__Task statement__. Return the lines below exactly, from the first line to the line that contains "minimum size=1.74cm] (thl)". Leave out pictures.

__Data shown__.
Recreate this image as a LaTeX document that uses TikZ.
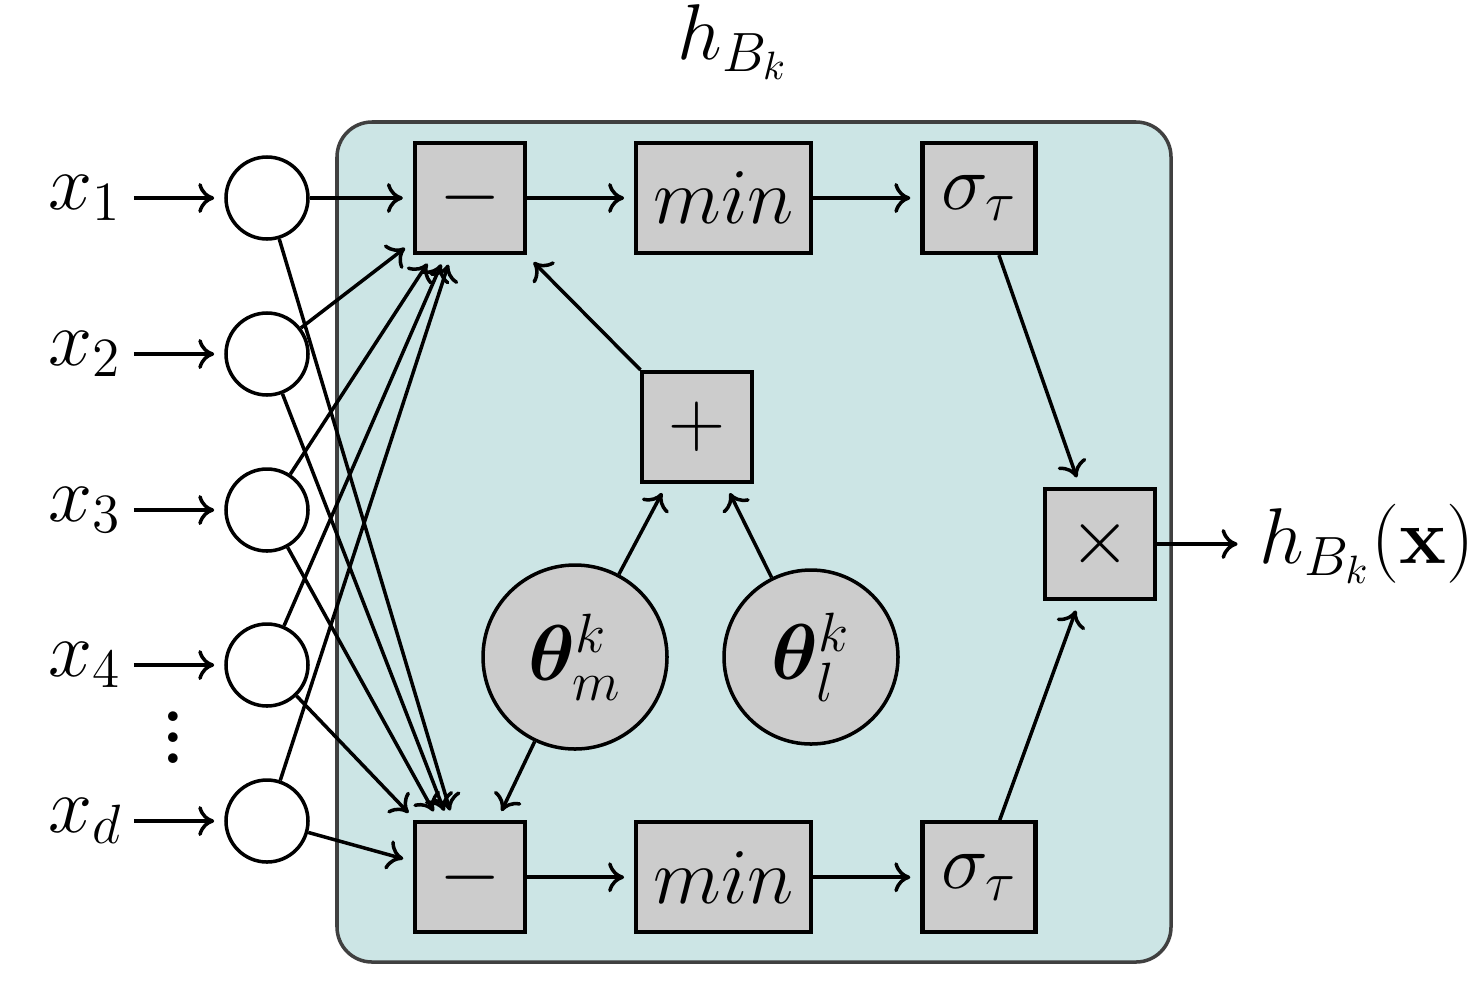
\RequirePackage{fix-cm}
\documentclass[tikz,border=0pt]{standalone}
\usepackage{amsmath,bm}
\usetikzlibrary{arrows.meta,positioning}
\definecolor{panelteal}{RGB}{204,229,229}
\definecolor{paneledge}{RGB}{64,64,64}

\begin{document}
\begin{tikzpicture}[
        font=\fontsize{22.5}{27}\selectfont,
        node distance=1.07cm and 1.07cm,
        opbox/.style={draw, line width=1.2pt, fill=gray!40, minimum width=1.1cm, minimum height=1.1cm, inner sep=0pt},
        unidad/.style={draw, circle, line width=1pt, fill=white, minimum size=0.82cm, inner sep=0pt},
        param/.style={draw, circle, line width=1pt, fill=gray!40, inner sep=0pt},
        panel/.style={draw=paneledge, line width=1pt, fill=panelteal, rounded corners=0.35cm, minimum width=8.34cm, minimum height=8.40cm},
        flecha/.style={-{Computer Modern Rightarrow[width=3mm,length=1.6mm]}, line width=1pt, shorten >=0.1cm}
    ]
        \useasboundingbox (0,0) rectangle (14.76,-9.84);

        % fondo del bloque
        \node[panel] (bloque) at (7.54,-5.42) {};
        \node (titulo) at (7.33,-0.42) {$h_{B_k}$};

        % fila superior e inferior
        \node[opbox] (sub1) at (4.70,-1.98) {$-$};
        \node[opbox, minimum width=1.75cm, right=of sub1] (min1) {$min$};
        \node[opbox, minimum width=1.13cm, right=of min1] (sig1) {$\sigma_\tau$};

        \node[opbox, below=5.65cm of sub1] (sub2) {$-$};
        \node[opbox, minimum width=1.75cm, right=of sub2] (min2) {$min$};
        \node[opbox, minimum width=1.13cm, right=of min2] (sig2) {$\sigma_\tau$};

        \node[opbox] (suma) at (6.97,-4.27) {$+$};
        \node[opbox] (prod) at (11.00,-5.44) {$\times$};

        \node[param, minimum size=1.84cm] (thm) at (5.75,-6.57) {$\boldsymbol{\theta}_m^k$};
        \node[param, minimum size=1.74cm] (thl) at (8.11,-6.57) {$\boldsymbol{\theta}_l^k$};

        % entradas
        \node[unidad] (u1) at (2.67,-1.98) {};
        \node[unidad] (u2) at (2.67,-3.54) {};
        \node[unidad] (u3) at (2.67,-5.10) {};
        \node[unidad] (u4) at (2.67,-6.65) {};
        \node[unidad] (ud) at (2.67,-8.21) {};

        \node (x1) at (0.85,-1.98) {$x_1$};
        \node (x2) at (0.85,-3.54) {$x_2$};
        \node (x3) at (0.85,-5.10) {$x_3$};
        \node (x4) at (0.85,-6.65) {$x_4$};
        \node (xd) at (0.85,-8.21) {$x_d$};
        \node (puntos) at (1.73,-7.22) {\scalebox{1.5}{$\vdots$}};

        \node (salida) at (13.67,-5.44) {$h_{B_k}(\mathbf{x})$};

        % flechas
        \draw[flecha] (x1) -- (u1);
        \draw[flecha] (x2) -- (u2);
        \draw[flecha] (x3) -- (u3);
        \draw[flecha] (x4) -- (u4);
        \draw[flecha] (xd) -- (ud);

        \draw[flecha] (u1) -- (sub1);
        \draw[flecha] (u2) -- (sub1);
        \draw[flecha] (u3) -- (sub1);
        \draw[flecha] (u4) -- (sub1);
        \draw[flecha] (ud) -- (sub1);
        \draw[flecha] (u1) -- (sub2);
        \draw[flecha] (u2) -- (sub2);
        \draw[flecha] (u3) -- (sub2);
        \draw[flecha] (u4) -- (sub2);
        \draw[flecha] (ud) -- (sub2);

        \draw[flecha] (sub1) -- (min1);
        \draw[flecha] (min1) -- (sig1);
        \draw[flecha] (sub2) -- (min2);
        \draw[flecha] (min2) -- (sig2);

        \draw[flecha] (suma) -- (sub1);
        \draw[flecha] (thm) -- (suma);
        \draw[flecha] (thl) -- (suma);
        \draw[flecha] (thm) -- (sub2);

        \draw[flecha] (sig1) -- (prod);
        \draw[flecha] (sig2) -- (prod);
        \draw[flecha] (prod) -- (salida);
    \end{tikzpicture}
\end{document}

__Response to the exercise__.
Recreate this image as a LaTeX document that uses TikZ.
\RequirePackage{fix-cm}
\documentclass[tikz,border=0pt]{standalone}
\usepackage{amsmath,bm}
\usetikzlibrary{arrows.meta,positioning}
\definecolor{panelteal}{RGB}{204,229,229}
\definecolor{paneledge}{RGB}{64,64,64}

\begin{document}
\begin{tikzpicture}[
        font=\fontsize{22.5}{27}\selectfont,
        node distance=1.07cm and 1.07cm,
        opbox/.style={draw, line width=1.2pt, fill=gray!40, minimum width=1.1cm, minimum height=1.1cm, inner sep=0pt},
        unidad/.style={draw, circle, line width=1pt, fill=white, minimum size=0.82cm, inner sep=0pt},
        param/.style={draw, circle, line width=1pt, fill=gray!40, inner sep=0pt},
        panel/.style={draw=paneledge, line width=1pt, fill=panelteal, rounded corners=0.35cm, minimum width=8.34cm, minimum height=8.40cm},
        flecha/.style={-{Computer Modern Rightarrow[width=3mm,length=1.6mm]}, line width=1pt, shorten >=0.1cm}
    ]
        \useasboundingbox (0,0) rectangle (14.76,-9.84);

        % fondo del bloque
        \node[panel] (bloque) at (7.54,-5.42) {};
        \node (titulo) at (7.33,-0.42) {$h_{B_k}$};

        % fila superior e inferior
        \node[opbox] (sub1) at (4.70,-1.98) {$-$};
        \node[opbox, minimum width=1.75cm, right=of sub1] (min1) {$min$};
        \node[opbox, minimum width=1.13cm, right=of min1] (sig1) {$\sigma_\tau$};

        \node[opbox, below=5.65cm of sub1] (sub2) {$-$};
        \node[opbox, minimum width=1.75cm, right=of sub2] (min2) {$min$};
        \node[opbox, minimum width=1.13cm, right=of min2] (sig2) {$\sigma_\tau$};

        \node[opbox] (suma) at (6.97,-4.27) {$+$};
        \node[opbox] (prod) at (11.00,-5.44) {$\times$};

        \node[param, minimum size=1.84cm] (thm) at (5.75,-6.57) {$\boldsymbol{\theta}_m^k$};
        \node[param, minimum size=1.74cm] (thl) at (8.11,-6.57) {$\boldsymbol{\theta}_l^k$};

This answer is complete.